Provided material =>
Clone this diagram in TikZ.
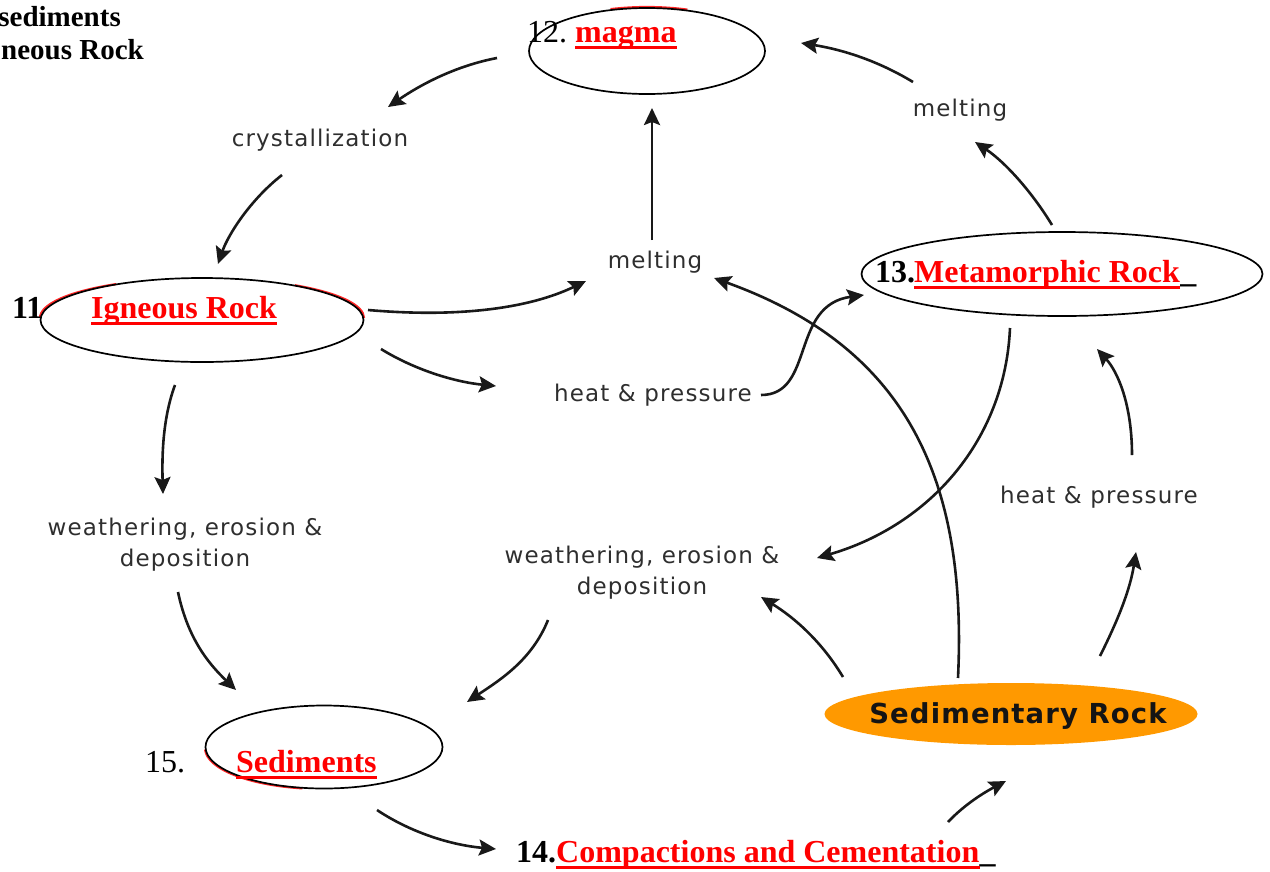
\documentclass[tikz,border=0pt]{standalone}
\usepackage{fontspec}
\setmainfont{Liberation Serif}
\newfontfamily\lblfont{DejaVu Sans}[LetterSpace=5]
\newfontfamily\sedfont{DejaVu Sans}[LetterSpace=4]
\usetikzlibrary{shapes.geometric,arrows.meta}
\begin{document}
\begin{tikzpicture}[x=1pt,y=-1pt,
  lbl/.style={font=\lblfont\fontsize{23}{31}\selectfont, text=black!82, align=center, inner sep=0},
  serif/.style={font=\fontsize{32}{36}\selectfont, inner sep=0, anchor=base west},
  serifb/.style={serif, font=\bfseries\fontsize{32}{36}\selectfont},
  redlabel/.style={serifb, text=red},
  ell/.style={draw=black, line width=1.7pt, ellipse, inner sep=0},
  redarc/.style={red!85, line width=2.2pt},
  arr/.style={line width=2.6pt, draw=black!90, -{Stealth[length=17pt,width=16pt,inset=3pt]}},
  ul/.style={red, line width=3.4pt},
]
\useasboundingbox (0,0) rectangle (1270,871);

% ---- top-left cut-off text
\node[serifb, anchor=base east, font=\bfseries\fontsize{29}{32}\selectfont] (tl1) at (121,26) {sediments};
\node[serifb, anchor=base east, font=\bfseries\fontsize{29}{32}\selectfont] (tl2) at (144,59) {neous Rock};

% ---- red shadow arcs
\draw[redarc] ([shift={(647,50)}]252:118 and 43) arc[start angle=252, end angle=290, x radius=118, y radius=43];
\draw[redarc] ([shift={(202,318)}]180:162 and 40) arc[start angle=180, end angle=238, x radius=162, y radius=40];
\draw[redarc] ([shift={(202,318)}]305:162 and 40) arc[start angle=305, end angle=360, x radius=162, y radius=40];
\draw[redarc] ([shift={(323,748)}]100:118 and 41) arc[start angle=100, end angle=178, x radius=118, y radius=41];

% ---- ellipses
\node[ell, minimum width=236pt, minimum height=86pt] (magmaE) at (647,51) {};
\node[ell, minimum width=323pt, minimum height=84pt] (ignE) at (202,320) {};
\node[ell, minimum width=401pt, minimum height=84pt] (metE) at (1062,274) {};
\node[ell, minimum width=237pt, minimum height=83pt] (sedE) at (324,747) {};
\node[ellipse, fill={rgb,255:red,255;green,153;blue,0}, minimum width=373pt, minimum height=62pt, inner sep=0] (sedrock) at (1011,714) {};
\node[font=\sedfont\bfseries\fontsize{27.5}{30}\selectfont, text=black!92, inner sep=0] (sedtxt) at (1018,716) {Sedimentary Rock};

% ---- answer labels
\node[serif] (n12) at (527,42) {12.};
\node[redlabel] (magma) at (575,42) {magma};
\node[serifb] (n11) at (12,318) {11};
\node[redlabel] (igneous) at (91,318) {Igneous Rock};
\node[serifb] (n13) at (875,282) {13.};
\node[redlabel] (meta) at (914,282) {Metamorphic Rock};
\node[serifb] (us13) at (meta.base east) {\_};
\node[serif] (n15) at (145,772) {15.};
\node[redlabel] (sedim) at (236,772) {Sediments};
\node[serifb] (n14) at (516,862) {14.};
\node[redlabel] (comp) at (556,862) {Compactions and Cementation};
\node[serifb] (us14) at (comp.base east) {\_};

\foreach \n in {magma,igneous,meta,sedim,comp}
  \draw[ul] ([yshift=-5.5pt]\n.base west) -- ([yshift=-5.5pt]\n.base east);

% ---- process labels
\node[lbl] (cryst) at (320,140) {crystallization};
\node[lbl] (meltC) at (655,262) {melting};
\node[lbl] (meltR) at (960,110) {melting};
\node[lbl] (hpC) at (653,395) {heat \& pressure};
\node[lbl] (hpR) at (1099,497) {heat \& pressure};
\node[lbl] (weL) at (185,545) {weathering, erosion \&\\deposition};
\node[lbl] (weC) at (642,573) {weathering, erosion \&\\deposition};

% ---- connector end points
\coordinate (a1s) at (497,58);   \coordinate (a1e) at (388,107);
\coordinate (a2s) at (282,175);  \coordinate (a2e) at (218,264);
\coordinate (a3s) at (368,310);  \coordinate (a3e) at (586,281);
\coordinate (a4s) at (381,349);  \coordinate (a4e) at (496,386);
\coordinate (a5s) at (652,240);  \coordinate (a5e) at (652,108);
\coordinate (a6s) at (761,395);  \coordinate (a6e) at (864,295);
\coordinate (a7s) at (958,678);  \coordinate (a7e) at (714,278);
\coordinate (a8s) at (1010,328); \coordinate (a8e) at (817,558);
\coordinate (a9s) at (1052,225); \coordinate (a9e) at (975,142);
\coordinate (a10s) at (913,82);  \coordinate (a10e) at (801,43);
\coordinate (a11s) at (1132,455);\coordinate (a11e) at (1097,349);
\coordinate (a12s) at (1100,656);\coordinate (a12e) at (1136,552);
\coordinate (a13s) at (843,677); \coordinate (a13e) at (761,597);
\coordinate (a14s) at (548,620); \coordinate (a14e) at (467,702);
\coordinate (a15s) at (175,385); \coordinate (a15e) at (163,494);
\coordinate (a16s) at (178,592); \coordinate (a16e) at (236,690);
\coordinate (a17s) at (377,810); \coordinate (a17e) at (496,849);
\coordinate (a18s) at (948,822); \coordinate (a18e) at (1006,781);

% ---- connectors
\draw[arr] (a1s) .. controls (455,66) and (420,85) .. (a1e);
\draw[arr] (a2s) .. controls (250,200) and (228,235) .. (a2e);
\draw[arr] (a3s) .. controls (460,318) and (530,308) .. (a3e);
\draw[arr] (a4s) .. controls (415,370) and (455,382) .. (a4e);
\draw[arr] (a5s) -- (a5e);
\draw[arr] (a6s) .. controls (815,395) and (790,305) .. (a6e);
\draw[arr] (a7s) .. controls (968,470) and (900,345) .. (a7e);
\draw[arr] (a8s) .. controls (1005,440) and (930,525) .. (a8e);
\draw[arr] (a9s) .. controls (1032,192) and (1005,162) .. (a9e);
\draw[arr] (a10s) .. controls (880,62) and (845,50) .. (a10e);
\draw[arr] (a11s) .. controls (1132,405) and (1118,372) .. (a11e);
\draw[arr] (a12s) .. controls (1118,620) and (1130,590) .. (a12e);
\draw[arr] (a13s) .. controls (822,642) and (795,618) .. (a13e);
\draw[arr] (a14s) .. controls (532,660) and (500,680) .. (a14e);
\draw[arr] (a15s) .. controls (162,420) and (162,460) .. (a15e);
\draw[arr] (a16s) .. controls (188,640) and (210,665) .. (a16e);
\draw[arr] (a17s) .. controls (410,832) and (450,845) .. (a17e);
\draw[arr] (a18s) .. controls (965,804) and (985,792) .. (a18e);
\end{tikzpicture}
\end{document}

The request =>
Pictures in the data above should not be copied; transcribe everything else exactly.

Solution =>
Clone this diagram in TikZ.
\documentclass[tikz,border=0pt]{standalone}
\usepackage{fontspec}
\setmainfont{Liberation Serif}
\newfontfamily\lblfont{DejaVu Sans}[LetterSpace=5]
\newfontfamily\sedfont{DejaVu Sans}[LetterSpace=4]
\usetikzlibrary{shapes.geometric,arrows.meta}
\begin{document}
\begin{tikzpicture}[x=1pt,y=-1pt,
  lbl/.style={font=\lblfont\fontsize{23}{31}\selectfont, text=black!82, align=center, inner sep=0},
  serif/.style={font=\fontsize{32}{36}\selectfont, inner sep=0, anchor=base west},
  serifb/.style={serif, font=\bfseries\fontsize{32}{36}\selectfont},
  redlabel/.style={serifb, text=red},
  ell/.style={draw=black, line width=1.7pt, ellipse, inner sep=0},
  redarc/.style={red!85, line width=2.2pt},
  arr/.style={line width=2.6pt, draw=black!90, -{Stealth[length=17pt,width=16pt,inset=3pt]}},
  ul/.style={red, line width=3.4pt},
]
\useasboundingbox (0,0) rectangle (1270,871);

% ---- top-left cut-off text
\node[serifb, anchor=base east, font=\bfseries\fontsize{29}{32}\selectfont] (tl1) at (121,26) {sediments};
\node[serifb, anchor=base east, font=\bfseries\fontsize{29}{32}\selectfont] (tl2) at (144,59) {neous Rock};

% ---- red shadow arcs
\draw[redarc] ([shift={(647,50)}]252:118 and 43) arc[start angle=252, end angle=290, x radius=118, y radius=43];
\draw[redarc] ([shift={(202,318)}]180:162 and 40) arc[start angle=180, end angle=238, x radius=162, y radius=40];
\draw[redarc] ([shift={(202,318)}]305:162 and 40) arc[start angle=305, end angle=360, x radius=162, y radius=40];
\draw[redarc] ([shift={(323,748)}]100:118 and 41) arc[start angle=100, end angle=178, x radius=118, y radius=41];

% ---- ellipses
\node[ell, minimum width=236pt, minimum height=86pt] (magmaE) at (647,51) {};
\node[ell, minimum width=323pt, minimum height=84pt] (ignE) at (202,320) {};
\node[ell, minimum width=401pt, minimum height=84pt] (metE) at (1062,274) {};
\node[ell, minimum width=237pt, minimum height=83pt] (sedE) at (324,747) {};
\node[ellipse, fill={rgb,255:red,255;green,153;blue,0}, minimum width=373pt, minimum height=62pt, inner sep=0] (sedrock) at (1011,714) {};
\node[font=\sedfont\bfseries\fontsize{27.5}{30}\selectfont, text=black!92, inner sep=0] (sedtxt) at (1018,716) {Sedimentary Rock};

% ---- answer labels
\node[serif] (n12) at (527,42) {12.};
\node[redlabel] (magma) at (575,42) {magma};
\node[serifb] (n11) at (12,318) {11};
\node[redlabel] (igneous) at (91,318) {Igneous Rock};
\node[serifb] (n13) at (875,282) {13.};
\node[redlabel] (meta) at (914,282) {Metamorphic Rock};
\node[serifb] (us13) at (meta.base east) {\_};
\node[serif] (n15) at (145,772) {15.};
\node[redlabel] (sedim) at (236,772) {Sediments};
\node[serifb] (n14) at (516,862) {14.};
\node[redlabel] (comp) at (556,862) {Compactions and Cementation};
\node[serifb] (us14) at (comp.base east) {\_};

\foreach \n in {magma,igneous,meta,sedim,comp}
  \draw[ul] ([yshift=-5.5pt]\n.base west) -- ([yshift=-5.5pt]\n.base east);

% ---- process labels
\node[lbl] (cryst) at (320,140) {crystallization};
\node[lbl] (meltC) at (655,262) {melting};
\node[lbl] (meltR) at (960,110) {melting};
\node[lbl] (hpC) at (653,395) {heat \& pressure};
\node[lbl] (hpR) at (1099,497) {heat \& pressure};
\node[lbl] (weL) at (185,545) {weathering, erosion \&\\deposition};
\node[lbl] (weC) at (642,573) {weathering, erosion \&\\deposition};

% ---- connector end points
\coordinate (a1s) at (497,58);   \coordinate (a1e) at (388,107);
\coordinate (a2s) at (282,175);  \coordinate (a2e) at (218,264);
\coordinate (a3s) at (368,310);  \coordinate (a3e) at (586,281);
\coordinate (a4s) at (381,349);  \coordinate (a4e) at (496,386);
\coordinate (a5s) at (652,240);  \coordinate (a5e) at (652,108);
\coordinate (a6s) at (761,395);  \coordinate (a6e) at (864,295);
\coordinate (a7s) at (958,678);  \coordinate (a7e) at (714,278);
\coordinate (a8s) at (1010,328); \coordinate (a8e) at (817,558);
\coordinate (a9s) at (1052,225); \coordinate (a9e) at (975,142);
\coordinate (a10s) at (913,82);  \coordinate (a10e) at (801,43);
\coordinate (a11s) at (1132,455);\coordinate (a11e) at (1097,349);
\coordinate (a12s) at (1100,656);\coordinate (a12e) at (1136,552);
\coordinate (a13s) at (843,677); \coordinate (a13e) at (761,597);
\coordinate (a14s) at (548,620); \coordinate (a14e) at (467,702);
\coordinate (a15s) at (175,385); \coordinate (a15e) at (163,494);
\coordinate (a16s) at (178,592); \coordinate (a16e) at (236,690);
\coordinate (a17s) at (377,810); \coordinate (a17e) at (496,849);
\coordinate (a18s) at (948,822); \coordinate (a18e) at (1006,781);

% ---- connectors
\draw[arr] (a1s) .. controls (455,66) and (420,85) .. (a1e);
\draw[arr] (a2s) .. controls (250,200) and (228,235) .. (a2e);
\draw[arr] (a3s) .. controls (460,318) and (530,308) .. (a3e);
\draw[arr] (a4s) .. controls (415,370) and (455,382) .. (a4e);
\draw[arr] (a5s) -- (a5e);
\draw[arr] (a6s) .. controls (815,395) and (790,305) .. (a6e);
\draw[arr] (a7s) .. controls (968,470) and (900,345) .. (a7e);
\draw[arr] (a8s) .. controls (1005,440) and (930,525) .. (a8e);
\draw[arr] (a9s) .. controls (1032,192) and (1005,162) .. (a9e);
\draw[arr] (a10s) .. controls (880,62) and (845,50) .. (a10e);
\draw[arr] (a11s) .. controls (1132,405) and (1118,372) .. (a11e);
\draw[arr] (a12s) .. controls (1118,620) and (1130,590) .. (a12e);
\draw[arr] (a13s) .. controls (822,642) and (795,618) .. (a13e);
\draw[arr] (a14s) .. controls (532,660) and (500,680) .. (a14e);
\draw[arr] (a15s) .. controls (162,420) and (162,460) .. (a15e);
\draw[arr] (a16s) .. controls (188,640) and (210,665) .. (a16e);
\draw[arr] (a17s) .. controls (410,832) and (450,845) .. (a17e);
\draw[arr] (a18s) .. controls (965,804) and (985,792) .. (a18e);
\end{tikzpicture}
\end{document}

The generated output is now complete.